▶ **GIVEN RECORDS**
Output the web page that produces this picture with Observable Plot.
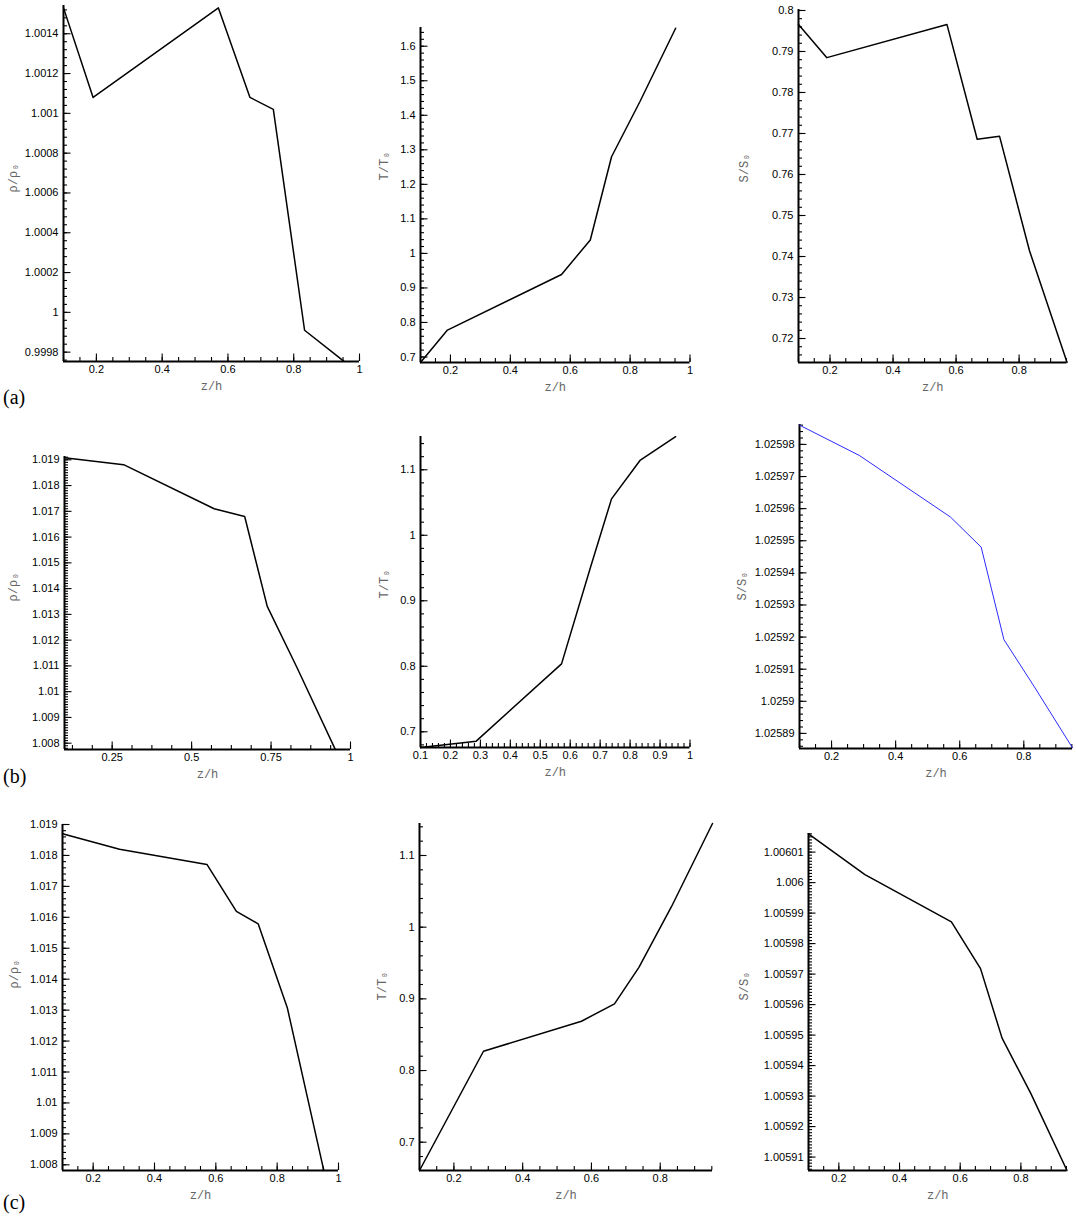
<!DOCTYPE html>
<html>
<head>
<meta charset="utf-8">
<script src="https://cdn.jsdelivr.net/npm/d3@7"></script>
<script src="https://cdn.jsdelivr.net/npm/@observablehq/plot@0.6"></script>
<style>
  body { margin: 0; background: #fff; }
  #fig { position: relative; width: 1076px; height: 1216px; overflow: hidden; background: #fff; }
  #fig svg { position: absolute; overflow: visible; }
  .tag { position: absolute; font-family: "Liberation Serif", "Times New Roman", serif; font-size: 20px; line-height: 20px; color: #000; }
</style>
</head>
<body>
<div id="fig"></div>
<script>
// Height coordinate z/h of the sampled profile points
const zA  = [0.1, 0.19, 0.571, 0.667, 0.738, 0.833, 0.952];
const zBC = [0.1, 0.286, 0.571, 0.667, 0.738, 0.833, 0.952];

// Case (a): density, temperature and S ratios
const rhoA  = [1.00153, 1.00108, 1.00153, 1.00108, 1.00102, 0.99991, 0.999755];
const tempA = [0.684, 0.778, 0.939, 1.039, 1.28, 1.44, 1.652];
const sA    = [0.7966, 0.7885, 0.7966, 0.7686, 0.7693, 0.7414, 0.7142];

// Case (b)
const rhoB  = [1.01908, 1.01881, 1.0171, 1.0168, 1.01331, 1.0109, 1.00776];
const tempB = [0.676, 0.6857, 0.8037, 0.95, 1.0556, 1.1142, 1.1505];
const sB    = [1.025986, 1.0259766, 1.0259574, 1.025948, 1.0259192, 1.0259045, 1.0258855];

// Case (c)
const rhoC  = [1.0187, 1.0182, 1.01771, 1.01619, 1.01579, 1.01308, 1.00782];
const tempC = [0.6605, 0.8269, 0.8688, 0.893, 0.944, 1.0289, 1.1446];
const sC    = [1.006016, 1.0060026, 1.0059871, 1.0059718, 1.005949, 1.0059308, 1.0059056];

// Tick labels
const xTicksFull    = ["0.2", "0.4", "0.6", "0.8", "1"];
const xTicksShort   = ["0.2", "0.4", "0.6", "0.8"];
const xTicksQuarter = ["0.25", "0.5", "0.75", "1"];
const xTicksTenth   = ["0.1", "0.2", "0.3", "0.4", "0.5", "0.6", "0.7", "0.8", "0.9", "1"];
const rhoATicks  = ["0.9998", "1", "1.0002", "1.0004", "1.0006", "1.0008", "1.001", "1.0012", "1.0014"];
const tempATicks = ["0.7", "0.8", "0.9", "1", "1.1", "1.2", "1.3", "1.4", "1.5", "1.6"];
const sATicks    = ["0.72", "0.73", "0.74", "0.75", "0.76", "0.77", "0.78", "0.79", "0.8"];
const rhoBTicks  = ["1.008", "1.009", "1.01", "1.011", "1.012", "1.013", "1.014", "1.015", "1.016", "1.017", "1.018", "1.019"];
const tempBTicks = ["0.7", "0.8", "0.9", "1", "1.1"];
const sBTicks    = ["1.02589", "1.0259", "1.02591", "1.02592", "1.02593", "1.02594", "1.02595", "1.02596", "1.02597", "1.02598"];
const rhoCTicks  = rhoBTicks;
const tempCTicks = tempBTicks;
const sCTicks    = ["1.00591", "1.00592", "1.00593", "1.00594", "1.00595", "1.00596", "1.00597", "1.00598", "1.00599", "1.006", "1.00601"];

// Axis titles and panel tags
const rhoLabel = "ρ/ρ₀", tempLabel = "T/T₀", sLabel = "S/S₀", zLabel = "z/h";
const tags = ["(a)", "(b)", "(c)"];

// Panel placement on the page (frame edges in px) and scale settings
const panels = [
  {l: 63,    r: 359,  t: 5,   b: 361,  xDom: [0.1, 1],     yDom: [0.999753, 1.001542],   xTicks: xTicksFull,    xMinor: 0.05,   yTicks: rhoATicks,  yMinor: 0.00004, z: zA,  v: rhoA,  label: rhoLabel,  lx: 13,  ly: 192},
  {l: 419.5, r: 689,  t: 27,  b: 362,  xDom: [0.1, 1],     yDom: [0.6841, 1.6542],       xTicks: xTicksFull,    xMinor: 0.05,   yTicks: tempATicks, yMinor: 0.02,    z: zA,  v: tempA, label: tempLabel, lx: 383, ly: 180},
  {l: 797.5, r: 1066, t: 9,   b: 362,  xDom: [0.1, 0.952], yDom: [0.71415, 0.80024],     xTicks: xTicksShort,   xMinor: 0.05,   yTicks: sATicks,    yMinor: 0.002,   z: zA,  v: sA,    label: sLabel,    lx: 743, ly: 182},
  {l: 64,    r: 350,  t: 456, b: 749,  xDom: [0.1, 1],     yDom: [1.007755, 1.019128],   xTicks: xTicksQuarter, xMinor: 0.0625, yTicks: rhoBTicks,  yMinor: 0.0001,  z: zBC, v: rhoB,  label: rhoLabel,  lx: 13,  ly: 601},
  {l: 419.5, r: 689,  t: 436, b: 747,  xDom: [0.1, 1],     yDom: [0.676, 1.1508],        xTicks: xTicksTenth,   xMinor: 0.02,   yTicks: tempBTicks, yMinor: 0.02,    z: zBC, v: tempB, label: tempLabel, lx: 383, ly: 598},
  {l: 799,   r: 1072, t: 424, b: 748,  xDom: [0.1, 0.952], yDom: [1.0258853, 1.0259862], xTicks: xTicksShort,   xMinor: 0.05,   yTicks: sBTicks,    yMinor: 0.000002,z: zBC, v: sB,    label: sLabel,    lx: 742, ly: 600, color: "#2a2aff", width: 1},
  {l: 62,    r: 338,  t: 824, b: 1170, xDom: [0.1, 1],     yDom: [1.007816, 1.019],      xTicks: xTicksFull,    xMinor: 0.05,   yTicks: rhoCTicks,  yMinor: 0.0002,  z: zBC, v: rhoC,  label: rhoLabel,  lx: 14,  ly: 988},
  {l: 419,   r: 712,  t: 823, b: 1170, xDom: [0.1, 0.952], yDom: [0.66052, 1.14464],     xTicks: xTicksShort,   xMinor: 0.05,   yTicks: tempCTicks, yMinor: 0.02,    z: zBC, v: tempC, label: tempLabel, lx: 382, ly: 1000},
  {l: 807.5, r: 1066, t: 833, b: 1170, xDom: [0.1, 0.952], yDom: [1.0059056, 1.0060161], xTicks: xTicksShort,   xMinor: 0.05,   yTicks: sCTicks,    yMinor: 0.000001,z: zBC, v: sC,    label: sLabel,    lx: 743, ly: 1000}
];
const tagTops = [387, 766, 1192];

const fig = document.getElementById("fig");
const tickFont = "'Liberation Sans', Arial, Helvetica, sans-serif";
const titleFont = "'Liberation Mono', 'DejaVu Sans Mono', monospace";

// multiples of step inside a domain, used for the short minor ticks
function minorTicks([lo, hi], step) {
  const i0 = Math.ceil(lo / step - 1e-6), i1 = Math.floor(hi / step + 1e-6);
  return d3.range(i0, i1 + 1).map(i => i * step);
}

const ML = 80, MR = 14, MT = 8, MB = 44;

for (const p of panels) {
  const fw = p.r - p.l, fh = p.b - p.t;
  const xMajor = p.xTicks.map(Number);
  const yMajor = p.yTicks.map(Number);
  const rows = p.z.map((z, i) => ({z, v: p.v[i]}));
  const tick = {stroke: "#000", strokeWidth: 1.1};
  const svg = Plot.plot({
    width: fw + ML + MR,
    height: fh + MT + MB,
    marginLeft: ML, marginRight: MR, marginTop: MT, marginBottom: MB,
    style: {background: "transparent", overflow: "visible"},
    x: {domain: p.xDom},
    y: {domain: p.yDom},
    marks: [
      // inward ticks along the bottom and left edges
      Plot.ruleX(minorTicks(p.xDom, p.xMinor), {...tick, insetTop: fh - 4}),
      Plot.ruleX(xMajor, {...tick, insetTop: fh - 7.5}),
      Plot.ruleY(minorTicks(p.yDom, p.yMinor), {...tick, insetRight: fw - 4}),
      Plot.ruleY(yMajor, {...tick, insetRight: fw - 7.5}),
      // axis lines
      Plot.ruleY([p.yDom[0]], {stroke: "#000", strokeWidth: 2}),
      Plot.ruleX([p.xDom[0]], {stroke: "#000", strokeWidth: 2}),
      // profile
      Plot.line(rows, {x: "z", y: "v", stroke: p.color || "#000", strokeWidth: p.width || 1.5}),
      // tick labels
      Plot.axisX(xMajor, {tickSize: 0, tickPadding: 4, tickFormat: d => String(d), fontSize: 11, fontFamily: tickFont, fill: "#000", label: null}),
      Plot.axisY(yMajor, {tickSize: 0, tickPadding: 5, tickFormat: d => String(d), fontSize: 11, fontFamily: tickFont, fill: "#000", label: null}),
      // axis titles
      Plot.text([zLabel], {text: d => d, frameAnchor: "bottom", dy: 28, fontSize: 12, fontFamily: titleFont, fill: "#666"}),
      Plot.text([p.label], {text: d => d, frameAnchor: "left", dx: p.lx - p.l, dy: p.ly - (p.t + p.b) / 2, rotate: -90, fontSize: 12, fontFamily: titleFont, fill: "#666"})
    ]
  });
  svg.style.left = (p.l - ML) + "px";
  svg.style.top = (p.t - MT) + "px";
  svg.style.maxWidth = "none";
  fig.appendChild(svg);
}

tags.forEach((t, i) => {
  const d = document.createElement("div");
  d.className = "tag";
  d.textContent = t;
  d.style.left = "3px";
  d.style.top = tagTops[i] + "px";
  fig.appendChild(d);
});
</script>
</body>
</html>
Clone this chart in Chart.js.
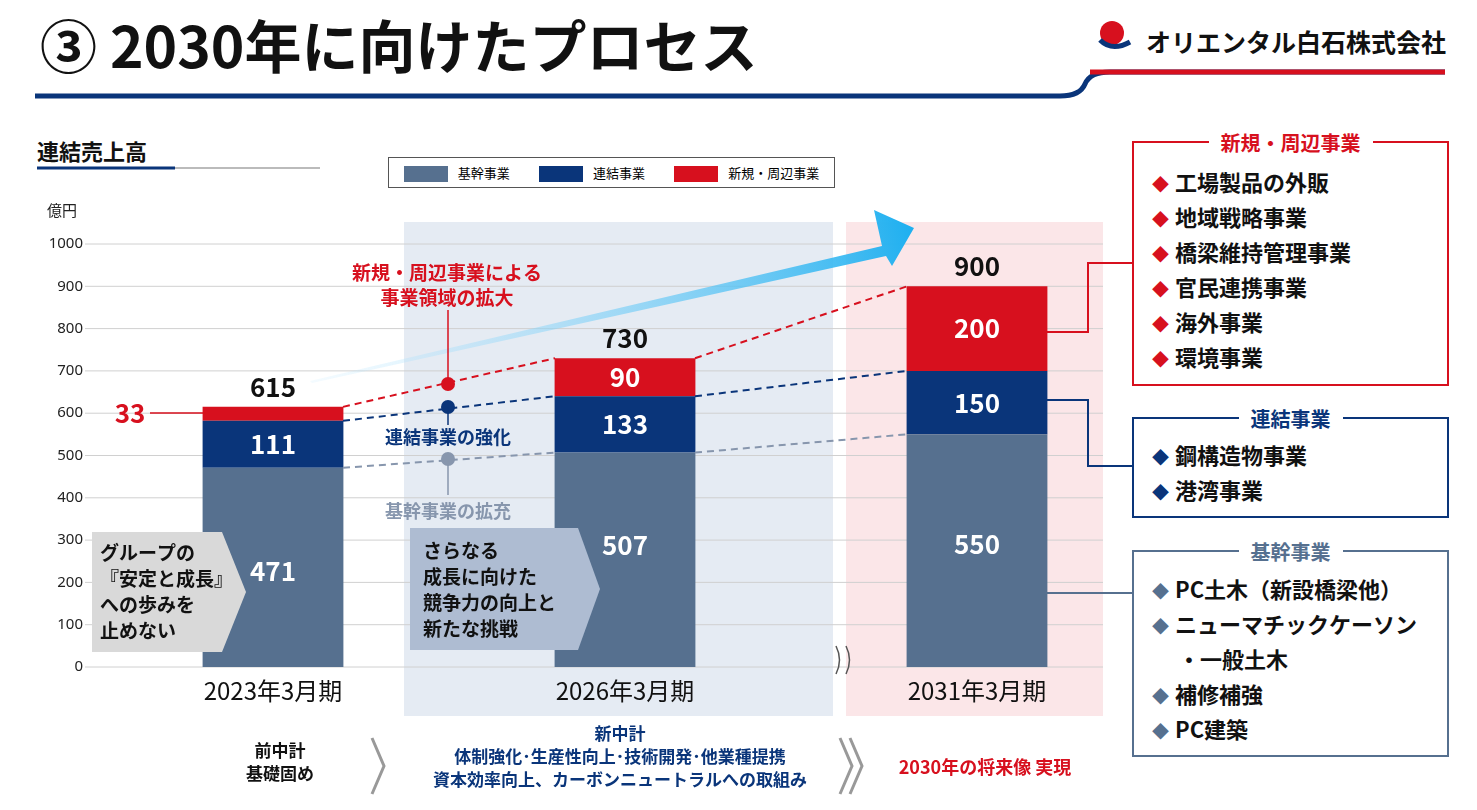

▶ **AIM**
Restate exactly, please, only the lines between the start of the data and the line containing "const zBC = [0.1, 0.286, 0.571, 0.667, 0.738, 0.833, 0.952];", both ends included, skipping the pictures.

▶ **RESPONSE TO THE TASK**
Output the web page that produces this picture with Observable Plot.
<!DOCTYPE html>
<html>
<head>
<meta charset="utf-8">
<script src="https://cdn.jsdelivr.net/npm/d3@7"></script>
<script src="https://cdn.jsdelivr.net/npm/@observablehq/plot@0.6"></script>
<style>
  body { margin: 0; background: #fff; }
  #fig { position: relative; width: 1076px; height: 1216px; overflow: hidden; background: #fff; }
  #fig svg { position: absolute; overflow: visible; }
  .tag { position: absolute; font-family: "Liberation Serif", "Times New Roman", serif; font-size: 20px; line-height: 20px; color: #000; }
</style>
</head>
<body>
<div id="fig"></div>
<script>
// Height coordinate z/h of the sampled profile points
const zA  = [0.1, 0.19, 0.571, 0.667, 0.738, 0.833, 0.952];
const zBC = [0.1, 0.286, 0.571, 0.667, 0.738, 0.833, 0.952];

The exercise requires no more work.